Dixon Lab: Understanding and Manipulating Plant Metabolism for Agriculture, Energy and Health
Richard A. Dixon is Distinguished Research Professor in the Department of Biological Sciences at the University of North Texas, Denton. He was previously Distinguished Professor and Samuel Roberts Noble Research Chair, Senior Vice President and Founding Director of the Plant Biology Division at the Samuel Roberts Noble Foundation, Ardmore, Oklahoma, where he worked from 1988-2013. He holds Adjunct Professorships at Rice University, the University of Texas at Austin, Washington State University, Oklahoma State University and the University of Oklahoma. He received his Bachelor's and Doctoral degrees in Biochemistry and Botany from the University of Oxford, UK, and postdoctoral training in Plant Biochemistry at the University of Cambridge, UK. He was awarded the Doctor of Science degree for his research achievements by the University of Oxford in 2004. His research interests center on the biochemistry, molecular biology and metabolic engineering of plant natural product pathways and their implications for agriculture and human health, and the engineering of lignocellulosic biomass for the improvement of forage and bioenergy feedstocks. He has published over 400 papers and chapters on these and related topics in international journals.
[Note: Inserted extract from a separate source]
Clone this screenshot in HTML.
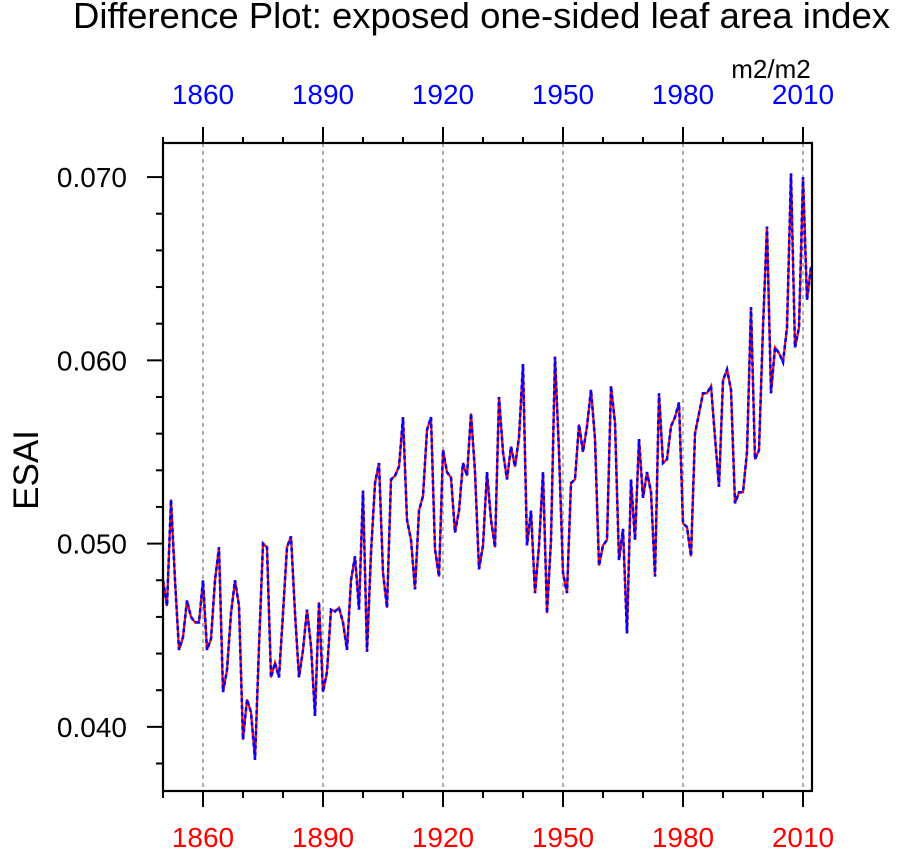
<!DOCTYPE html>
<html><head><meta charset="utf-8"><style>
body{margin:0;background:#fff;}
svg{display:block;font-family:"Liberation Sans",sans-serif;}
</style></head><body>
<svg id="chart" width="902" height="851">
<text x="73" y="28" font-size="36" textLength="817" lengthAdjust="spacingAndGlyphs">Difference Plot: exposed one-sided leaf area index</text>
<text x="771" y="78" font-size="26" text-anchor="middle">m2/m2</text>
<text transform="translate(38,470) rotate(-90)" font-size="35" text-anchor="middle">ESAI</text>
<g id="grid"></g><g id="ticks"></g><g id="series"></g>
<rect x="163" y="143" width="649" height="648" fill="none" stroke="#000" stroke-width="2.2"/>
</svg>
<script>
const startYear = 1850;
const values = [.0480,.0466,.0524,.0480,.0442,.0449,.0469,.0460,.0457,.0457,.0480,.0442,.0448,.0480,.0498,.0419,.0431,.0462,.0480,.0466,.0393,.0415,.0408,.0382,.0444,.0500,.0498,.0427,.0435,.0427,.0462,.0498,.0504,.0462,.0427,.0442,.0464,.0444,.0406,.0468,.0419,.0430,.0464,.0463,.0465,.0457,.0442,.0480,.0493,.0464,.0529,.0441,.0495,.0533,.0544,.0484,.0465,.0535,.0537,.0542,.0569,.0513,.0502,.0475,.0518,.0526,.0562,.0569,.0497,.0482,.0551,.0539,.0536,.0506,.0518,.0544,.0537,.0571,.0539,.0486,.0499,.0539,.0513,.0498,.0580,.0550,.0535,.0553,.0542,.0558,.0598,.0499,.0518,.0473,.0499,.0539,.0462,.0502,.0602,.0550,.0484,.0473,.0533,.0535,.0565,.0550,.0564,.0584,.0557,.0488,.0499,.0502,.0586,.0566,.0491,.0508,.0451,.0535,.0502,.0557,.0525,.0539,.0528,.0482,.0582,.0544,.0546,.0564,.0569,.0577,.0511,.0509,.0493,.0560,.0571,.0582,.0582,.0586,.0558,.0531,.0589,.0595,.0584,.0522,.0528,.0528,.0550,.0629,.0546,.0551,.0618,.0673,.0582,.0607,.0604,.0599,.0618,.0702,.0607,.0618,.0700,.0633,.0651];
const xTicks = [1860,1890,1920,1950,1980,2010];
const yTicks = [0.040,0.050,0.060,0.070];
const NS='http://www.w3.org/2000/svg';
const X0=163,X1=812,Y0=143,Y1=791,XMIN=1850,XMAX=2012.25;
const YMIN=0.0365,YMAX=0.07186;
function xs(v){return X0+(v-XMIN)/(XMAX-XMIN)*(X1-X0);}
function ys(v){return Y1-(v-YMIN)/(YMAX-YMIN)*(Y1-Y0);}
function mk(t,a,p){const e=document.createElementNS(NS,t);for(const k in a)e.setAttribute(k,a[k]);p.appendChild(e);return e;}
const grid=document.getElementById('grid'),ticks=document.getElementById('ticks'),ser=document.getElementById('series');
for(let yr=1850;yr<=2010;yr+=10){
  const x=xs(yr);const major=(yr-1860)%30===0;
  const tt=mk('line',{x1:x,x2:x,y1:Y0-(major?16:6),y2:Y0,stroke:'#000','stroke-width':2},ticks);
  
  
  const tb=mk('line',{x1:x,x2:x,y1:Y1,y2:Y1+(major?16:7),stroke:'#000','stroke-width':2},ticks);
  
  
}
xTicks.forEach(t=>{
  const x=xs(t);
  const g=mk('line',{x1:x,x2:x,y1:Y0,y2:Y1,stroke:'#777','stroke-width':1.2,'stroke-dasharray':'4 4'},grid);
  
  
  const lt=mk('text',{x:x,y:104,'font-size':28,'text-anchor':'middle',fill:'#0000ff'},ticks);
  lt.textContent=t;
  
  
  const lb=mk('text',{x:x,y:847,'font-size':28,'text-anchor':'middle',fill:'#ff0000'},ticks);
  lb.textContent=t;
  
  
});
for(let v=0.038;v<0.0719;v+=0.002){
  const y=ys(v);const major=Math.abs(Math.round(v*1000)%10)<0.5;
  const m=mk('line',{x1:X0-(major?16:7),x2:X0,y1:y,y2:y,stroke:'#000','stroke-width':2},ticks);
  
  
}
yTicks.forEach(t=>{
  const l=mk('text',{x:127,y:ys(t)+10,'font-size':28,'text-anchor':'end'},ticks);
  l.textContent=t.toFixed(3);
  
  
});
const pts=values.map((v,i)=>xs(startYear+i).toFixed(1)+','+ys(v).toFixed(1)).join(' ');
const r=mk('polyline',{points:pts,fill:'none',stroke:'#ff0000','stroke-width':2.2},ser);


const b=mk('polyline',{points:pts,fill:'none',stroke:'#0000ff','stroke-width':2.6,'stroke-dasharray':'4 3'},ser);


</script>
</body></html>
Professor Dixon is a Member of the US National Academy of Sciences (Plant and Soil Sciences Section, elected in May 2007), a Fellow of the American Association for the Advancement of Science (elected in 2003), a member of the Editorial Boards of five international journals, and has been named by the Institute for Scientific Information as one of the 10 most cited authors in the plant and animal sciences.
Work in the Dixon laboratory centers on the metabolic engineering of plant natural product and cell wall pathways. Fundamental studies target the biosynthetic pathways of a range of natural products including flavonoids, isoflavones, condensed tannins, and terpenoids. We are interested in discovering new enzymes in these biosynthetic pathways, utilizing genomic and genetic approaches. We are also engineering these pathways for production of plant metabolites that positively impact human health or improve the quality of forage crops.
Work on plant cell wall engineering is targeted towards the modification of the lignin polymer to generate forages with improved digestibility and bioenergy crops that are easier to process to ethanol and other liquid biofuels.